#### INPUT ROWS ####

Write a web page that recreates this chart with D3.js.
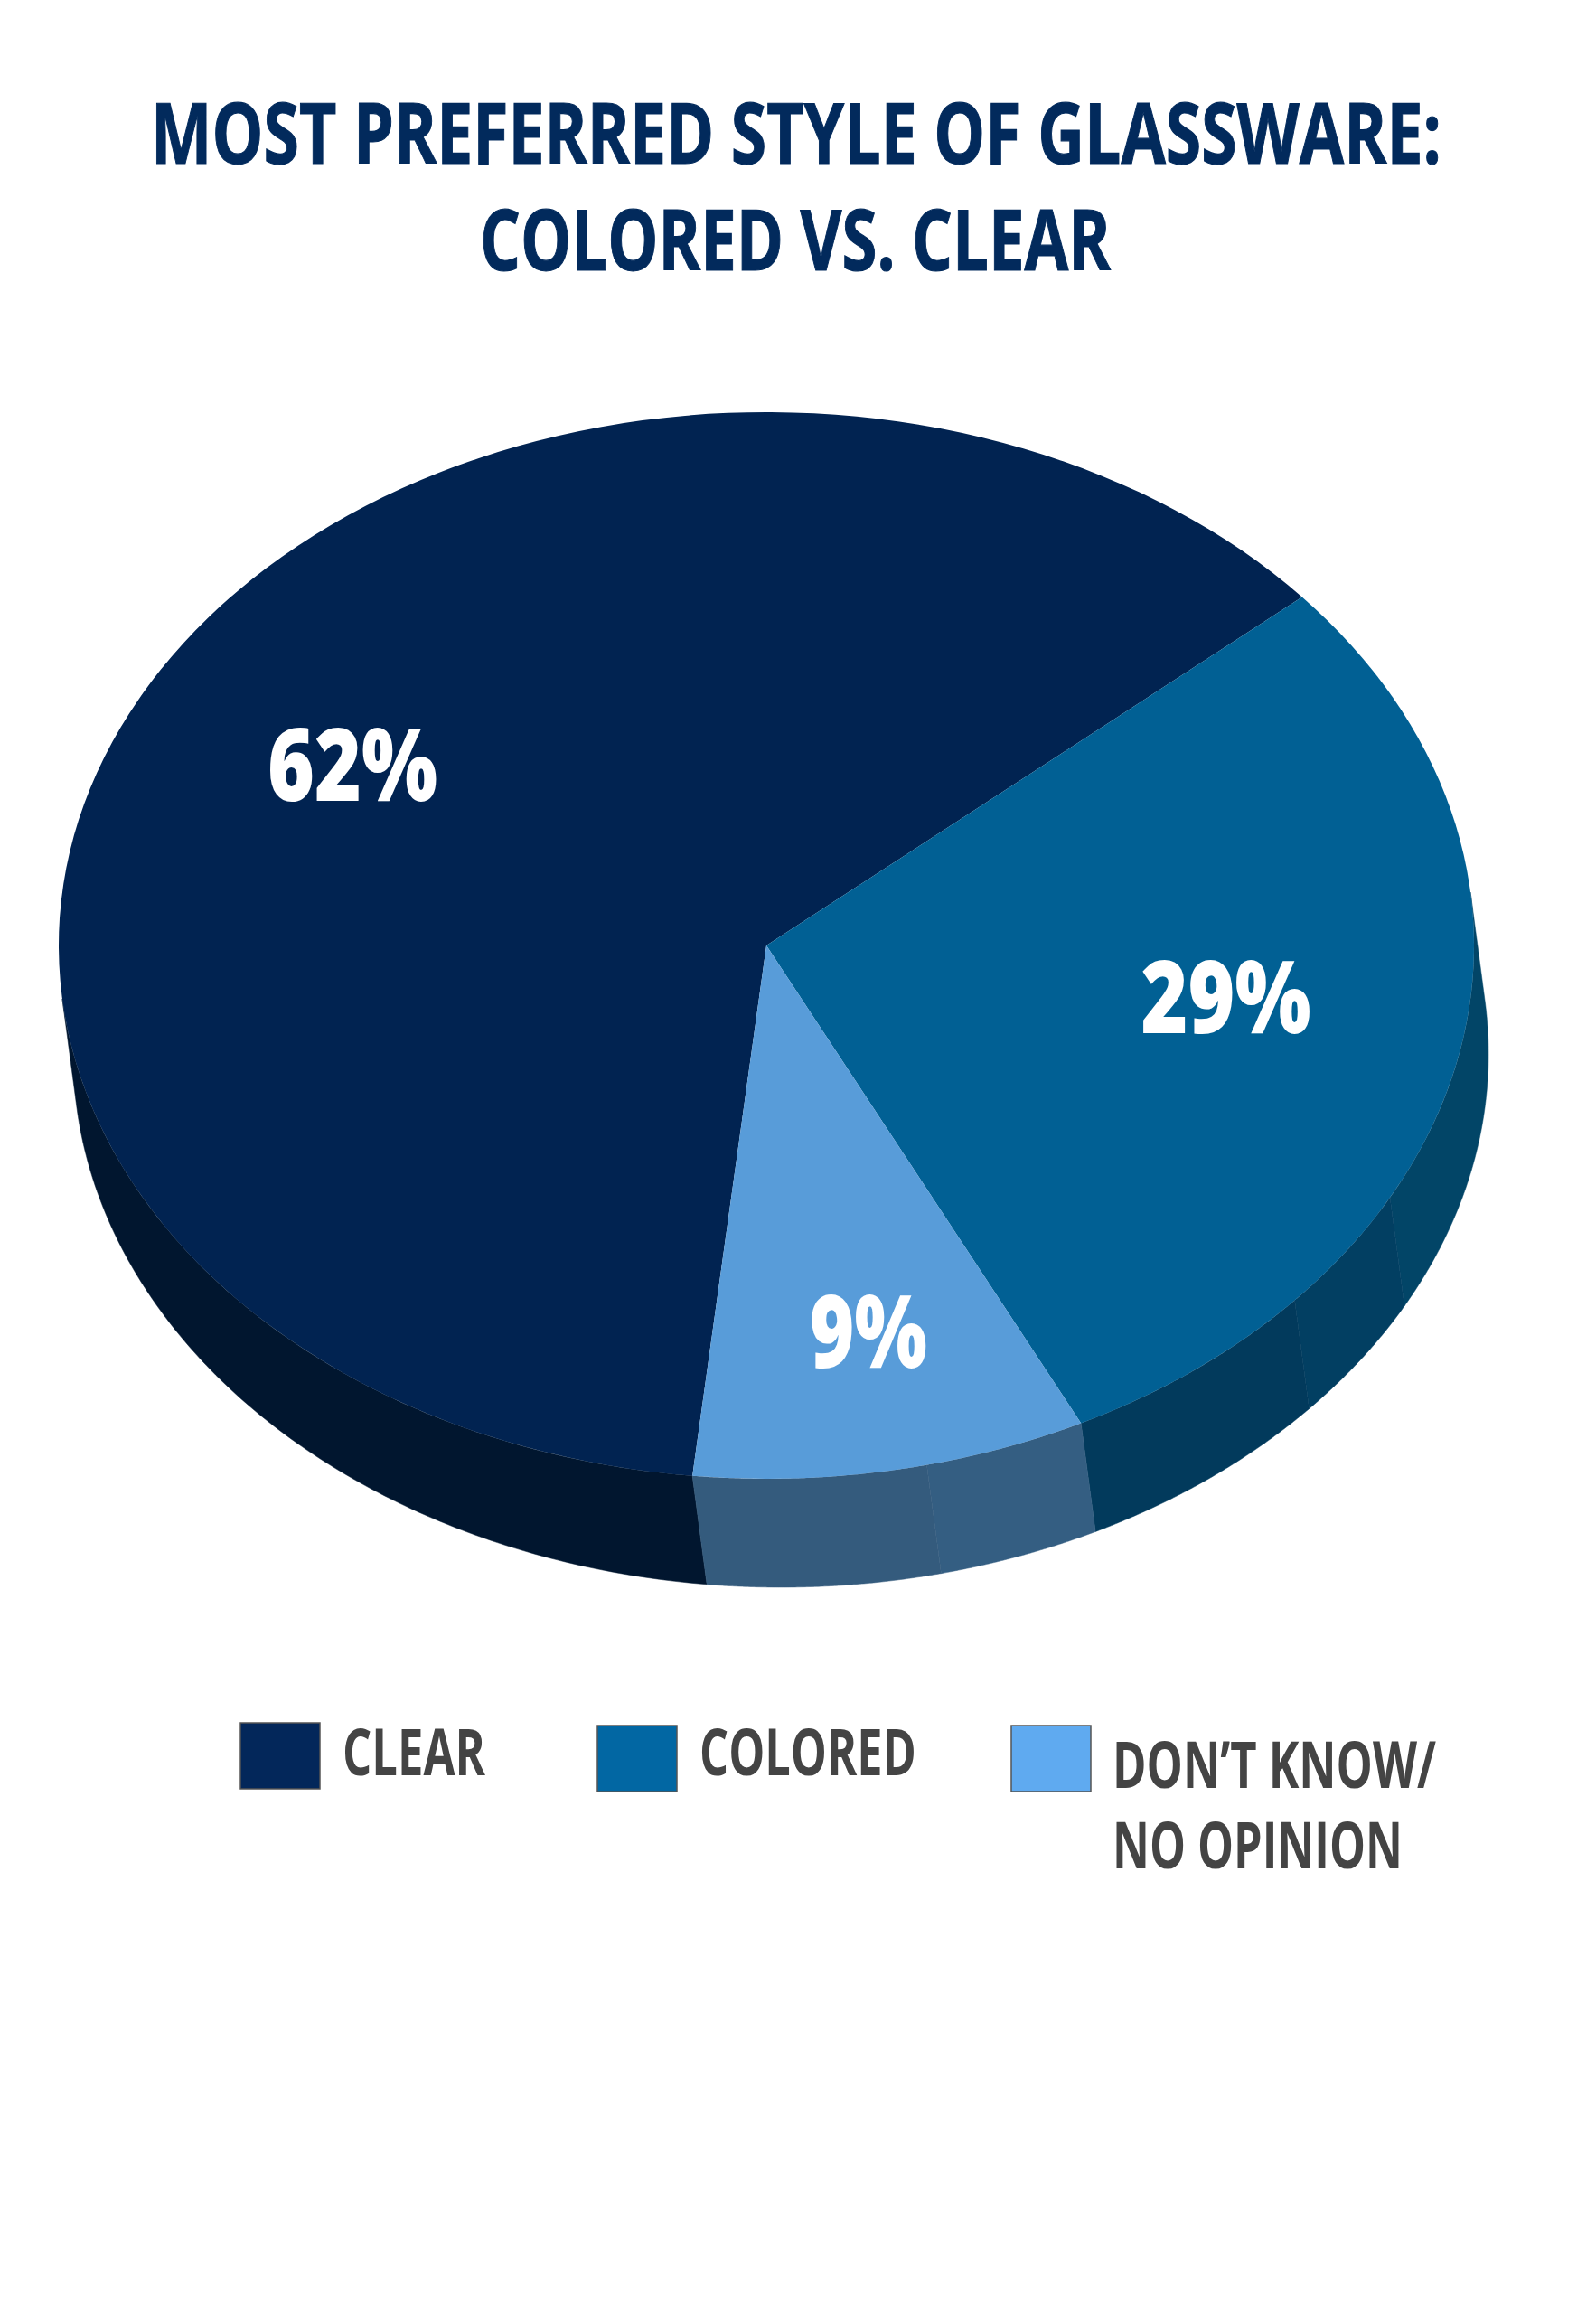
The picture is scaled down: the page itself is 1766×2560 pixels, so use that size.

####
#### INPUT ROWS ####

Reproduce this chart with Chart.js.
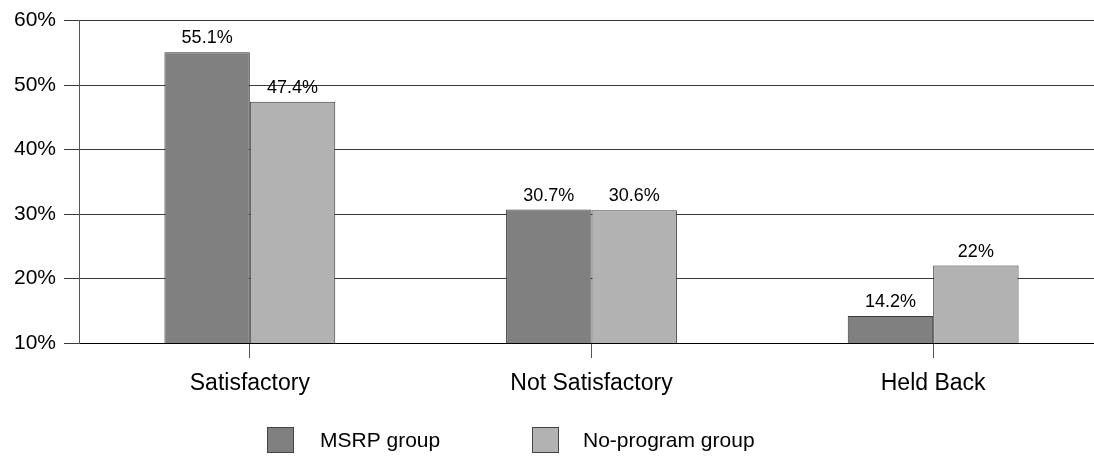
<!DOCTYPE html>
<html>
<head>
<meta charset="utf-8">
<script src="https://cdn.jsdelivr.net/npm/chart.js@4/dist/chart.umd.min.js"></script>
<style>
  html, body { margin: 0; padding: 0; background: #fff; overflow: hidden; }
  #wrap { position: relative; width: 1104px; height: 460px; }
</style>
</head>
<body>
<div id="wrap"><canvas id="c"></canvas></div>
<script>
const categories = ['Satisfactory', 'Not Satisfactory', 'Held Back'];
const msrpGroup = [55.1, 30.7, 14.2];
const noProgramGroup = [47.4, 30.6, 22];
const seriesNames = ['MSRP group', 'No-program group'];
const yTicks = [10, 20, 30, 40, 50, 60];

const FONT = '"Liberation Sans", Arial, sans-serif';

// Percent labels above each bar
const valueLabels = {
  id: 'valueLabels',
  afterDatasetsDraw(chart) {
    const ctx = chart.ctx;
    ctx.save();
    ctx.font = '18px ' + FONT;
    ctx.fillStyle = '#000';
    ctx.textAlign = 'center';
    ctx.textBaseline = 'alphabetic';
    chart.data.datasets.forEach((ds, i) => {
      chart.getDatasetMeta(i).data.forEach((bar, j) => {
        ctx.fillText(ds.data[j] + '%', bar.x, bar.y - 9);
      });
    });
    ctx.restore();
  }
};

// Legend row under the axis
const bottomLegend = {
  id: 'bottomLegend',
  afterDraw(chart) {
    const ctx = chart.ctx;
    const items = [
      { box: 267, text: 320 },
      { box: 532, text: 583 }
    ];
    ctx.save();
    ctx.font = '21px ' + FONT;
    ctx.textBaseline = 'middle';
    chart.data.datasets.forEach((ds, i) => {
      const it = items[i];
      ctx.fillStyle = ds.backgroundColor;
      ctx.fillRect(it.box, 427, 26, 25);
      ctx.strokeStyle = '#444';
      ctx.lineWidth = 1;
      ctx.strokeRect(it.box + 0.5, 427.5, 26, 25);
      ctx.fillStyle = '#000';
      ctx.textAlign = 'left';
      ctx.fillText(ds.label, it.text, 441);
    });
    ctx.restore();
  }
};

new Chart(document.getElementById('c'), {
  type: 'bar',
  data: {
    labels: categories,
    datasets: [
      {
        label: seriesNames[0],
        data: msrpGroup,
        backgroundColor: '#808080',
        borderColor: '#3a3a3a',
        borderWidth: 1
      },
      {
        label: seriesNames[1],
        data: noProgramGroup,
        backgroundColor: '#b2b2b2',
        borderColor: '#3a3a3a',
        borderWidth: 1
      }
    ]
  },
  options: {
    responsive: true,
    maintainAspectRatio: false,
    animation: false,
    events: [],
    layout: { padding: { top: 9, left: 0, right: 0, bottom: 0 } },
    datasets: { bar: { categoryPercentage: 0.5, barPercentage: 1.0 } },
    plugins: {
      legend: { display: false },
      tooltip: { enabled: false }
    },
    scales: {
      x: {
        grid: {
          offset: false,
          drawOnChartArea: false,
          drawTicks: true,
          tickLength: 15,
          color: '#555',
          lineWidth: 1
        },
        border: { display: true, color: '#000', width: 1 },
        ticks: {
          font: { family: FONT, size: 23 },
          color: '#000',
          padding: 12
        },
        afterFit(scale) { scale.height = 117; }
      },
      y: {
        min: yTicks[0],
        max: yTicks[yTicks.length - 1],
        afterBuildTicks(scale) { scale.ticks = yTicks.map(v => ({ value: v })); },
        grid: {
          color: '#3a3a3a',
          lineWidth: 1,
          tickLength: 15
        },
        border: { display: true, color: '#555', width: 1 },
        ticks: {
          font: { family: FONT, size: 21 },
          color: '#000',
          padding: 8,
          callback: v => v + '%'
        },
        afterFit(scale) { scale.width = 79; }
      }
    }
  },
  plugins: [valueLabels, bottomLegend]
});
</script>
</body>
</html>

####
#### INPUT ROWS ####

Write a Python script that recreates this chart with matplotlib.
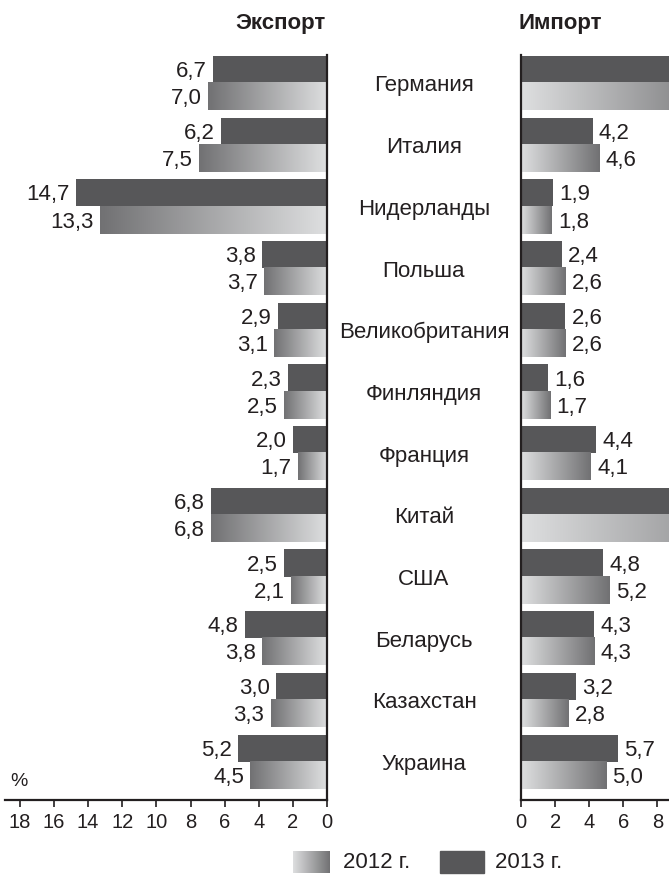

####

**GIVEN PROBLEM:** Extract the part of the records that opens with the line containing "Write a web" and closes with the line containing "The picture is". Take only those lines, exactly, and no pictures.

**CORRECT RESPONSE:**
Write a web page that recreates this chart with D3.js.
The picture is scaled down: the page itself is 1766×2560 pixels, so use that size.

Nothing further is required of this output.